OrnaVerum
v 5.10.00
6 Oct 2018
updated 17 Nov 2019

DONALDSON, Mary Ethel Muir (M.E.M.), born Norwood, Surrey, 19 May 1876, died Edinburgh 17 Jan 1958. Author and photographer. Daughter of Mary Isabella Muir and Alexander Donaldson.

Daughter of an emigrant Scot who had moved from Adelaide to England, M.E.M. Donaldson probably derived the means to research and write six substantial books from family connections with the Donaldson Shipping Line. In Scottish Biographies, she described herself as 'author and lecturer' and was often in demand for her illustrated topographical and historical talks.

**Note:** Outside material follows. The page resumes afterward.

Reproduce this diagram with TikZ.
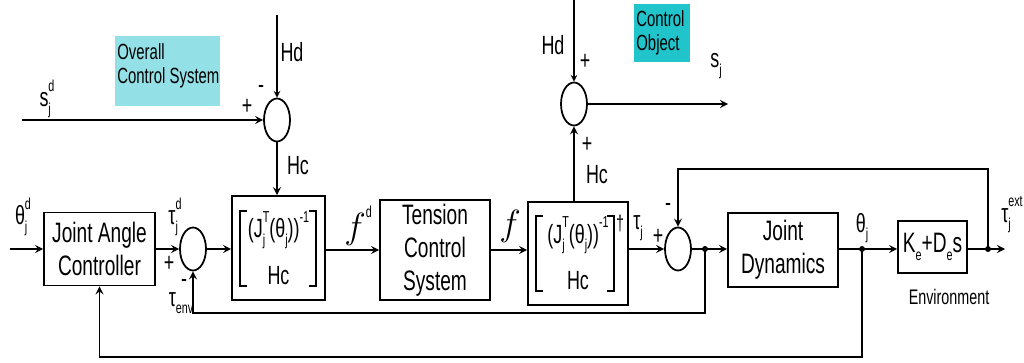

M.E.M. Donaldson was a pioneer in the expanding field of photography. With bulky plate camera, heavy tripod and equipment, from about 1905 she explored remoter parts of western Inverness-shire and north Argyll, areas largely ignored by travellers and writers. The territory had been dominated by a cadet branch of Clan Donald, and she rationalised her interest as a return to her ancestral land. She was also attracted by the religious affinities of western Inverness-shire, with its strong relict Roman Catholicism and Episcopalianism. She denounced her adopted country's Presbyterianism in her outspoken critique, Scotland's Suppressed History (1935). Her remarkable and sensitive photographic studies depicted what she saw as disappearing aspects of life and subjects rarely photographed. Her work is remarkable for its aesthetic qualities, its engagement with its topics, and as surviving documentation of west Highland life in the early 20th century. Some books were illustrated by her life-long friend and travelling companion, Isabel Bonus, but according to Wanderings in the Western Highlands (1921), watercolour became too expensive. However, photography was already integral to her work, since she selected from 900 negatives to illustrate the book, while apologising for some loss of quality in reproduction.

In 1925, M.E.M. Donaldson built at Sanna in Ardnamurchan a house constructed of local materials: it demonstrated imaginatively how new buildings could harmonise with a landscape which she saw as becoming disfigured with abominable structures of alien materials. In 1935, she sold up and left Sanna for Somerset and later Edinburgh; some disenchantment is evident in surviving unpublished writings (NMS: MS 1979.23). Over 1,000 glass-plate negatives are in Inverness Museum and Art Gallery. Another 123 went to the NMS after being used in the affectionate tribute, 'Herself' (1979). HC

NMS: MS 1979.23, Typescript, unpublished 'The building of our home in the Highlands – And much else besides'.

Donaldson, M.E.M., Works as above, and (1919) Tonal Mactonal, (1926) Further Wanderings – mainly in Argyll, (1949) 'Till Scotland Melts in Flame'.

Dunbar, J.T. (1979) 'Herself': the life and photographs of M.E.M. Donaldson; SB.